Monmouth Park named Dr. Chris Samaha the 2026 recipient of the Virgil “Buddy” Raines Distinguished Achievement Award during its opening-day press event for the track’s 81st racing season in Oceanport, New Jersey, on May 5. The honor, now in its 31st year and presented annually before the season opener, did not go to a headline trainer or a big-name owner. It went to the man who helped build one of racing’s most important pieces of invisible infrastructure.

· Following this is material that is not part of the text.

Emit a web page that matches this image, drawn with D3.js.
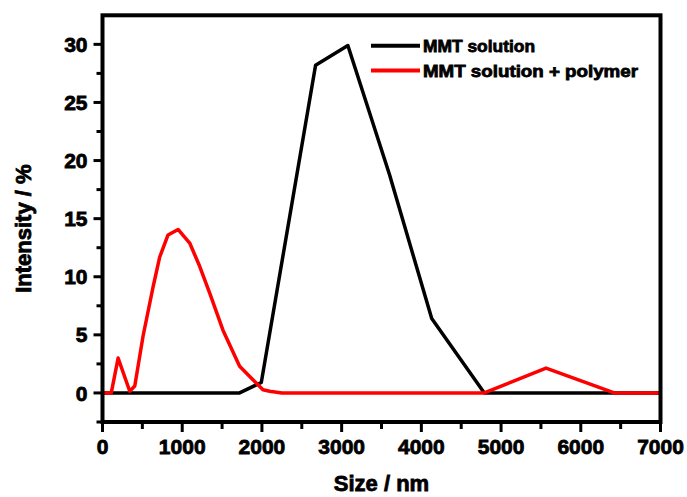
<!DOCTYPE html>
<html>
<head>
<meta charset="utf-8">
<script src="https://cdn.jsdelivr.net/npm/d3@7"></script>
<style>
  body { margin: 0; background: #fff; }
  text { font-family: "Liberation Sans", Arial, sans-serif; font-weight: bold; }
</style>
</head>
<body>
<div id="chart"></div>
<script>
// Size (nm) / intensity (%) readings
const mmtSize = [0, 1720, 1992, 2673, 3078, 3600, 4130, 4790, 7000];
const mmtIntensity = [0, 0, 0.9, 28.2, 29.9, 18.8, 6.4, 0, 0];

const polySize = [0, 110, 196, 342, 405, 509, 634, 718, 822, 948, 1094, 1219, 1345, 1511, 1720, 1887, 2013, 2097, 2250, 4790, 5564, 6420, 7000];
const polyIntensity = [0, 0, 3.0, 0.15, 0.6, 4.9, 9.1, 11.7, 13.6, 14.07, 12.9, 10.9, 8.6, 5.4, 2.3, 1.14, 0.28, 0.14, 0, 0, 2.14, 0, 0];

const seriesNames = ["MMT solution", "MMT solution + polymer"];
const seriesColors = ["#000000", "#ff0000"];

const xTicks = [0, 1000, 2000, 3000, 4000, 5000, 6000, 7000];
const yTicks = [0, 5, 10, 15, 20, 25, 30];

const width = 687, height = 497;
const plotL = 102.5, plotR = 660.5, plotT = 15.3, plotB = 422;

const svg = d3.select("#chart").append("svg")
    .attr("width", width)
    .attr("height", height);

const x = d3.scaleLinear().domain([0, 7000]).range([plotL, plotR]);
const y = d3.scaleLinear().domain([-2.5, 32.5]).range([plotB, plotT]);

// minor ticks
const xMinor = d3.range(500, 7000, 1000);
const yMinor = d3.range(-2.5, 32.5, 5);

svg.append("g").selectAll("line").data(xMinor).join("line")
    .attr("x1", d => x(d)).attr("x2", d => x(d))
    .attr("y1", plotB).attr("y2", plotB + 7)
    .attr("stroke", "#000").attr("stroke-width", 3);
svg.append("g").selectAll("line").data(xTicks).join("line")
    .attr("x1", d => x(d)).attr("x2", d => x(d))
    .attr("y1", plotB).attr("y2", plotB + 10)
    .attr("stroke", "#000").attr("stroke-width", 3);
svg.append("g").selectAll("line").data(yMinor).join("line")
    .attr("x1", plotL - 6).attr("x2", plotL)
    .attr("y1", d => y(d)).attr("y2", d => y(d))
    .attr("stroke", "#000").attr("stroke-width", 3);
svg.append("g").selectAll("line").data(yTicks).join("line")
    .attr("x1", plotL - 9).attr("x2", plotL)
    .attr("y1", d => y(d)).attr("y2", d => y(d))
    .attr("stroke", "#000").attr("stroke-width", 3);

// tick labels
svg.append("g").selectAll("text").data(xTicks).join("text")
    .attr("x", d => x(d)).attr("y", plotB + 32)
    .attr("text-anchor", "middle")
    .style("font-size", "21px")
    .attr("stroke", "#000").attr("stroke-width", 0.8)
    .text(d => d);
svg.append("g").selectAll("text").data(yTicks).join("text")
    .attr("x", plotL - 15).attr("y", d => y(d))
    .attr("dy", "0.36em")
    .attr("text-anchor", "end")
    .style("font-size", "21px")
    .attr("stroke", "#000").attr("stroke-width", 0.8)
    .text(d => d);

// axis titles
svg.append("text")
    .attr("x", (plotL + plotR) / 2).attr("y", 491)
    .attr("text-anchor", "middle")
    .style("font-size", "22px")
    .attr("stroke", "#000").attr("stroke-width", 0.8)
    .text("Size / nm");
svg.append("text")
    .attr("transform", `translate(31,${(plotT + plotB) / 2 + 10}) rotate(-90)`)
    .attr("text-anchor", "middle")
    .style("font-size", "22px")
    .attr("stroke", "#000").attr("stroke-width", 0.8)
    .text("Intensity / %");

// data lines
const line = d3.line().x(d => x(d[0])).y(d => y(d[1]));
const mmt = d3.zip(mmtSize, mmtIntensity);
const poly = d3.zip(polySize, polyIntensity);

svg.append("path").datum(mmt)
    .attr("fill", "none").attr("stroke", seriesColors[0])
    .attr("stroke-width", 3.5).attr("stroke-linejoin", "round")
    .attr("d", line);
svg.append("path").datum(poly)
    .attr("fill", "none").attr("stroke", seriesColors[1])
    .attr("stroke-width", 3.5).attr("stroke-linejoin", "round")
    .attr("d", line);

// frame
svg.append("rect")
    .attr("x", plotL).attr("y", plotT)
    .attr("width", plotR - plotL).attr("height", plotB - plotT)
    .attr("fill", "none").attr("stroke", "#000").attr("stroke-width", 4);

// legend
const legend = svg.append("g").selectAll("g").data(seriesNames).join("g")
    .attr("transform", (d, i) => `translate(371,${45.7 + i * 24.8})`);
legend.append("line")
    .attr("x1", 0).attr("x2", 49)
    .attr("stroke", (d, i) => seriesColors[i]).attr("stroke-width", 4);
legend.append("text")
    .attr("x", 52).attr("dy", "0.36em")
    .style("font-size", "17px")
    .attr("stroke", "#000").attr("stroke-width", 0.8)
    .attr("textLength", (d, i) => i === 0 ? 112 : 215)
    .attr("lengthAdjust", "spacingAndGlyphs")
    .text(d => d);
</script>
</body>
</html>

More than 30 years ago, Samaha founded the Backstretch Community Assistance Program at Monmouth Park, and the program has since grown far beyond its original mission. BCAP began as a substance-abuse program, then expanded into a broader support system for health issues on the backstretch, where many of racing’s essential workers live and work. According to BCAP’s materials, licensed horsemen in New Jersey can use its services at no charge, including counseling for substance abuse and addiction, interpersonal issues, licensing issues, stress management, anger management, and referrals. The program also provides onsite health services such as medical-clinic screenings and flu and COVID-19 shots.
That kind of service matters because the sport is held together by people most fans never see. The grooms, exercise riders, hot walkers, kitchen staff, and barn crews who keep the day-to-day operation moving do not show up in the odds or the post parade, but their quality of life shapes the health of the entire barn area. The New Jersey Thoroughbred Horsemen’s Charitable Organization says its mission is to improve the lives of both humans and horses through programs and services for backstretch workers at Monmouth Park, and Samaha’s work fits squarely into that purpose.
The Raines Award itself carries weight because it has long recognized professionalism and integrity in Thoroughbred racing. It was established in 1996 in honor of trainer Virgil W. Raines, and recent recipients have included John Heims in 2025, John Bowers Jr. in 2024, Pat McBurney in 2023, Bill Anderson in 2021, and Leonard Green in 2020. Samaha’s selection stood out because it centered backstretch welfare and health care, not racetrack results.
That is the real story here. Racing does not survive only on stakes purses and marquee days; it survives because someone is there to help the people who rise before dawn and keep the horses and the barns functioning. Samaha spent three decades doing exactly that, and Monmouth Park’s award recognized the labor that keeps the sport standing long after the cameras leave.